[Rows from a dataset of charts and code]
________________________

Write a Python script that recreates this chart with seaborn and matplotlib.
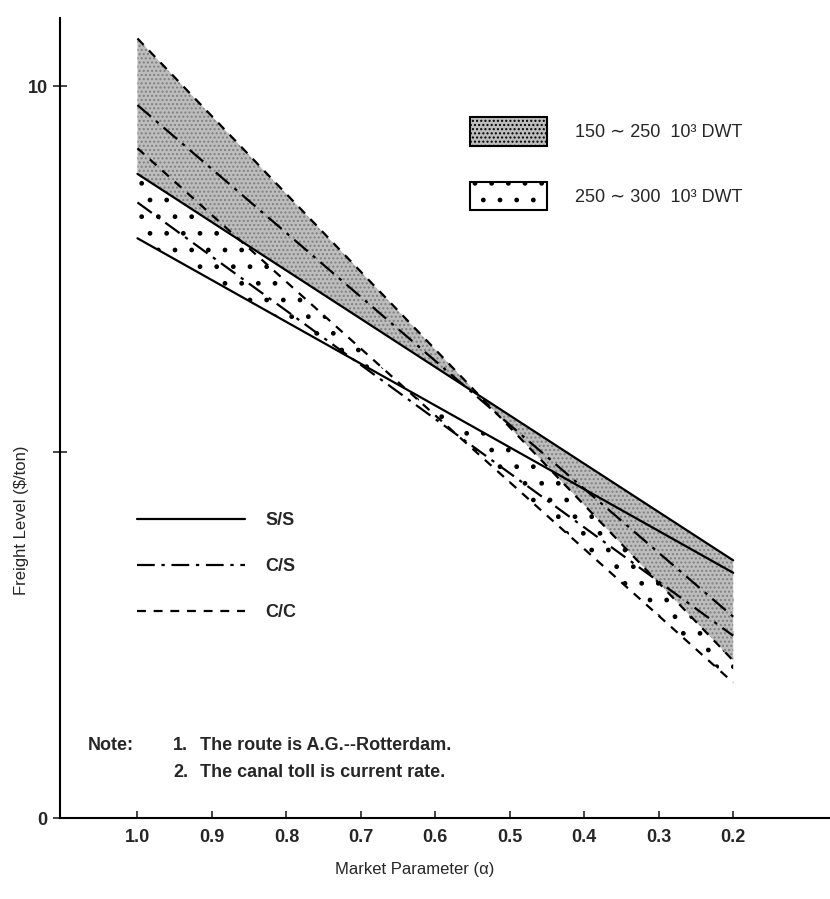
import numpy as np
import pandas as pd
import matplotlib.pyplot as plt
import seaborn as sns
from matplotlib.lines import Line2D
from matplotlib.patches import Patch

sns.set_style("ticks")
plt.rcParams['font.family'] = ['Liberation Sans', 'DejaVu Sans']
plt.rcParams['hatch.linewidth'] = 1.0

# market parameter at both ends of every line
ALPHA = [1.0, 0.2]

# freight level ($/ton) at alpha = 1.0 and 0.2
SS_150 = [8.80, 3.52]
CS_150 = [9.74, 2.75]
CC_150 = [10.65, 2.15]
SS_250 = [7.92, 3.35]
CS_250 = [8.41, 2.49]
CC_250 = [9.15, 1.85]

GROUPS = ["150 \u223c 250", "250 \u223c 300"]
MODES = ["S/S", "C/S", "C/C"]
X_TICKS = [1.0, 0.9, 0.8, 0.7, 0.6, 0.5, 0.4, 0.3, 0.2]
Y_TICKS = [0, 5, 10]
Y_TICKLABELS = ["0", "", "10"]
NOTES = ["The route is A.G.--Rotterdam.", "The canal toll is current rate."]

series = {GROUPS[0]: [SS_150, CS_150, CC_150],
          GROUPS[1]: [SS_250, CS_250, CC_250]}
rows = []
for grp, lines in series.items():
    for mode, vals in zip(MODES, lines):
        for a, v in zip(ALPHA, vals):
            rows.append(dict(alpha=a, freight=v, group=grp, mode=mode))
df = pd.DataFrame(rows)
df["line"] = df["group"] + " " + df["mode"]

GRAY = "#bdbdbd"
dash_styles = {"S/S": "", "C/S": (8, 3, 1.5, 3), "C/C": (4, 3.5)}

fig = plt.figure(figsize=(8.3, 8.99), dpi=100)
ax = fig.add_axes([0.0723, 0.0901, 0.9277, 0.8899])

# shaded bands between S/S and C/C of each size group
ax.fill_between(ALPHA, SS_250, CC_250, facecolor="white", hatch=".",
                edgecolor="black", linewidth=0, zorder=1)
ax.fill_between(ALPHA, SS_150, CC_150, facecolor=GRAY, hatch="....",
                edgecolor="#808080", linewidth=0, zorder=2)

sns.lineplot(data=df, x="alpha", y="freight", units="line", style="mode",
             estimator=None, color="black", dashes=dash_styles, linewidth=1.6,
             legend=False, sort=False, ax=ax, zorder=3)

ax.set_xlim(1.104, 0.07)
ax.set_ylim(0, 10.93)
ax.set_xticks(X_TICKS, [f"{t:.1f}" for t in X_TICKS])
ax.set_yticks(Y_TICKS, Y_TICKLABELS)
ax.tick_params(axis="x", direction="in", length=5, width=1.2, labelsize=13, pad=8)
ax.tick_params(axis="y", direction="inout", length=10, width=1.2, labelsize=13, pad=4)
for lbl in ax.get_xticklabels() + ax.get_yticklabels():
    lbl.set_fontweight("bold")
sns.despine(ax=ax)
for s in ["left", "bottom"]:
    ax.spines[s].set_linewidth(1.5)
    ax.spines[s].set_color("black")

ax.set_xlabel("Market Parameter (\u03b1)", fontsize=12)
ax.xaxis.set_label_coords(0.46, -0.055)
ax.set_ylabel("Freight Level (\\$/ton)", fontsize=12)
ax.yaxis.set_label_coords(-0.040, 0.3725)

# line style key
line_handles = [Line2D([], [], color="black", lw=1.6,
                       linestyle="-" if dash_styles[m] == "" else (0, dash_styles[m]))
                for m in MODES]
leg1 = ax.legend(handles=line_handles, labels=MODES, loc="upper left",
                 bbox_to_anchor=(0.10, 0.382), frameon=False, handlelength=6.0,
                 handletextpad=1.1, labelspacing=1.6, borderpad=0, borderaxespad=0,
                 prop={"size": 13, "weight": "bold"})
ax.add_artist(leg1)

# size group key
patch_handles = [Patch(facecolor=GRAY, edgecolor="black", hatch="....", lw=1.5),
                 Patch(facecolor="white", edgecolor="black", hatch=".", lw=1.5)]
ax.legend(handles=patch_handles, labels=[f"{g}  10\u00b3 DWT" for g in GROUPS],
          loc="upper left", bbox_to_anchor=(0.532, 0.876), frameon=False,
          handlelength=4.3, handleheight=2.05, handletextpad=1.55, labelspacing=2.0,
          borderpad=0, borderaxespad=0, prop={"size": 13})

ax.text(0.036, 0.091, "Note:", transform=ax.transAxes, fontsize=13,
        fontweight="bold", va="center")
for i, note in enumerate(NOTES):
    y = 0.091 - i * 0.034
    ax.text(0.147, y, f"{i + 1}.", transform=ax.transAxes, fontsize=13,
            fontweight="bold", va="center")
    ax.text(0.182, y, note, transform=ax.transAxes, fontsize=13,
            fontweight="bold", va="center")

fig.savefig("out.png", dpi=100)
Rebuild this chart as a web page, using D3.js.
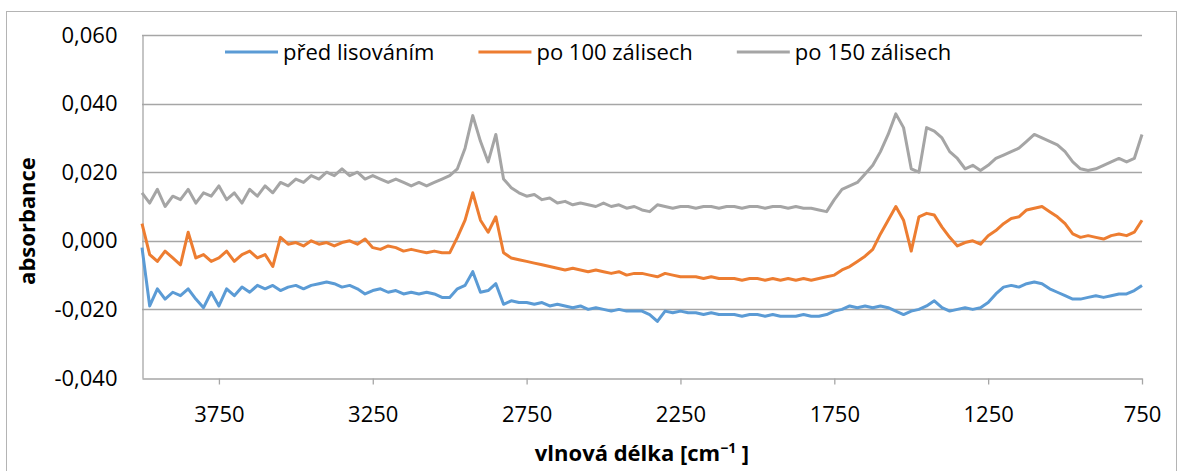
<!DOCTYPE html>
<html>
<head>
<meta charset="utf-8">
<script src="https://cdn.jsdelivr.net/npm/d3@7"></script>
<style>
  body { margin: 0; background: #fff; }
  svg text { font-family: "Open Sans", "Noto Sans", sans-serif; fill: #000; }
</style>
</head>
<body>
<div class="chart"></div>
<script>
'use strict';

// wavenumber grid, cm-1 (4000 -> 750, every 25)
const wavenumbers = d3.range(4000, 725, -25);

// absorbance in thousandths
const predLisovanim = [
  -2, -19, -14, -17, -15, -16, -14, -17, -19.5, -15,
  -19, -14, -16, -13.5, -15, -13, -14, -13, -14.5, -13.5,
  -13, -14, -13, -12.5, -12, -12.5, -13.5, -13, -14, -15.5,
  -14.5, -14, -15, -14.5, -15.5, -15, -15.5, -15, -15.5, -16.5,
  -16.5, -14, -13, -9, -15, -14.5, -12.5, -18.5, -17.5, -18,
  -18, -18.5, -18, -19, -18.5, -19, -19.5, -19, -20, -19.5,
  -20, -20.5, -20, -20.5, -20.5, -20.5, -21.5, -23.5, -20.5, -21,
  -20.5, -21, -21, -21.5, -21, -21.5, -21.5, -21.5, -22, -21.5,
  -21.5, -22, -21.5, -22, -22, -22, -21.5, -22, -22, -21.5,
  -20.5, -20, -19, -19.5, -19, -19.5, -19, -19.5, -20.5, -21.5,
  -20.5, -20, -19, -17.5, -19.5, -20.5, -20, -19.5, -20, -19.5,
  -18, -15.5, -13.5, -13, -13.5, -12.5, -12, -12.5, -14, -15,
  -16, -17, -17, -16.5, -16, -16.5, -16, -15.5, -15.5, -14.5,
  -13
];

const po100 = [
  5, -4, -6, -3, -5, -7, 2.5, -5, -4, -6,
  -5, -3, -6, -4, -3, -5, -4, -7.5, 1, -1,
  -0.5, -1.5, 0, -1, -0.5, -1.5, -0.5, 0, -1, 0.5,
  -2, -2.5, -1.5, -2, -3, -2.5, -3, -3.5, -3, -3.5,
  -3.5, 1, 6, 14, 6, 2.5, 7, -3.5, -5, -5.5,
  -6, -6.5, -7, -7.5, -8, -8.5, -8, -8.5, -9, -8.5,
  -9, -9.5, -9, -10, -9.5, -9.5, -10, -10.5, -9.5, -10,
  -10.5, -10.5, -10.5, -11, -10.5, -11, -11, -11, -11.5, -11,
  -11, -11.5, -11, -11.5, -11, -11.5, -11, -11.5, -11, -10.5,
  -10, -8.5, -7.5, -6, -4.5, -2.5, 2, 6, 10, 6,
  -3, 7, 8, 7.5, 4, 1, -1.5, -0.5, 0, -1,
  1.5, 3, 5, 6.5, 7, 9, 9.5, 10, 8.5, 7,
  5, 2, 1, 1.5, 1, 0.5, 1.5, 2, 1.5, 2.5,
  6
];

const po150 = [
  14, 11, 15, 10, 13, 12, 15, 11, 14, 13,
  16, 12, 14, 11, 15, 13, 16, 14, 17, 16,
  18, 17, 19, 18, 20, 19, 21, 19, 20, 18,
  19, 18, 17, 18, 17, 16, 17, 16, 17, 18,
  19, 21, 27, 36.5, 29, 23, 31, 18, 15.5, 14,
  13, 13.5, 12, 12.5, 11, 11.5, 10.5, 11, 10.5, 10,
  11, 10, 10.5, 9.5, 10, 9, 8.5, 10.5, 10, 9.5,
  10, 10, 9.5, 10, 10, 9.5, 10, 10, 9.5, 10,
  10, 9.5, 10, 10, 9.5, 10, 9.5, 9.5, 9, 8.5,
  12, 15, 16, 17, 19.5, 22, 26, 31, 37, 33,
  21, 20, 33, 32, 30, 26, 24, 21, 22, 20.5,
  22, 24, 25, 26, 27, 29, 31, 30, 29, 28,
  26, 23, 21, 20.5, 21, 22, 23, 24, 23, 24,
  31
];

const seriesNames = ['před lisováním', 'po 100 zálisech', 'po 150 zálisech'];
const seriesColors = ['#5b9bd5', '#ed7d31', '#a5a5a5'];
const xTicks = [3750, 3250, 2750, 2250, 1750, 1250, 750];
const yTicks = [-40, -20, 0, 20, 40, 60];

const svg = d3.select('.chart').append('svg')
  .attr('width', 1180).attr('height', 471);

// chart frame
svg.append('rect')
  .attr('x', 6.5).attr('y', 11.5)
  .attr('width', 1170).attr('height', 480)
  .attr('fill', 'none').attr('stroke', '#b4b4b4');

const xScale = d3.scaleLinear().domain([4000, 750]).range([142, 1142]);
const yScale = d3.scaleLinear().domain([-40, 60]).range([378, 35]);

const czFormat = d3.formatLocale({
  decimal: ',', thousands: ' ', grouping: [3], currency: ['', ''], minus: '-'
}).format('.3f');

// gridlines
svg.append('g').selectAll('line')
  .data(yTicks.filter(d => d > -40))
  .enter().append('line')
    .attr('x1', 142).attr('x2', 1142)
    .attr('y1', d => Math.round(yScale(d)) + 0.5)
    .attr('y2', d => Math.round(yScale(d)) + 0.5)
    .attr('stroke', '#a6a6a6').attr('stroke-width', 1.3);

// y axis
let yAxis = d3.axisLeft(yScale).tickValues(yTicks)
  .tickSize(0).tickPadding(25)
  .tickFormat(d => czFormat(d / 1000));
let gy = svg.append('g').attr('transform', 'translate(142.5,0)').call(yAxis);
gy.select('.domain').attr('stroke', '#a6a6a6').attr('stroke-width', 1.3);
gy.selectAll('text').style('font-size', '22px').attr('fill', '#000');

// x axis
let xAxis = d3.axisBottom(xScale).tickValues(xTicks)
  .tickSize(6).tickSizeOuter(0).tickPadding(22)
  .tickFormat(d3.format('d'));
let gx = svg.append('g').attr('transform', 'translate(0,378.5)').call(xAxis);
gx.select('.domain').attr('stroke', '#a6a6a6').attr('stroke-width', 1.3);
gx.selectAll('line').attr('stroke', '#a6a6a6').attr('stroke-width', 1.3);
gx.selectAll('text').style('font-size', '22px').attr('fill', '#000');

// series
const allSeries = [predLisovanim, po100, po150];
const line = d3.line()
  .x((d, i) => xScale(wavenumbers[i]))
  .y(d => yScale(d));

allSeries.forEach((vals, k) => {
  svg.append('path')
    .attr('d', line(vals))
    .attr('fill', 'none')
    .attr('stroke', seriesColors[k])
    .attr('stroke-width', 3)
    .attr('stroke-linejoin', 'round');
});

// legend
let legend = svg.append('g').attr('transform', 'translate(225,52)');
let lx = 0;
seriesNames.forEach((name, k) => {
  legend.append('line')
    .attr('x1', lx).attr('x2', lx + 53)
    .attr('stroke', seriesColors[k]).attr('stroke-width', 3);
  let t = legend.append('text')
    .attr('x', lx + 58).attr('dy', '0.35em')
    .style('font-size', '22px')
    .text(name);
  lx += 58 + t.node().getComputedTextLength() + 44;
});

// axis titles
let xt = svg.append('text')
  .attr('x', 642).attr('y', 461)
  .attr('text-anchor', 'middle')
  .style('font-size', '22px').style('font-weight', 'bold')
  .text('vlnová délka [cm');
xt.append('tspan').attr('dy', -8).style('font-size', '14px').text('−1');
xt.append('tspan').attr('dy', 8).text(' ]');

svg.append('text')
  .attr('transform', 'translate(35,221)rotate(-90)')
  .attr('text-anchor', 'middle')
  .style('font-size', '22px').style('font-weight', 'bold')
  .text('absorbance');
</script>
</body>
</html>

________________________

§ WHAT NEEDS TO BE DONE:
Repeat the records above exactly, from the first line through the line containing "from matplotlib.patches import Patch", and leave out the pictures.

§ WRITTEN RESPONSE:
Write a Python script that recreates this chart with seaborn and matplotlib.
import numpy as np
import pandas as pd
import matplotlib.pyplot as plt
import seaborn as sns
from matplotlib.lines import Line2D
from matplotlib.patches import Patch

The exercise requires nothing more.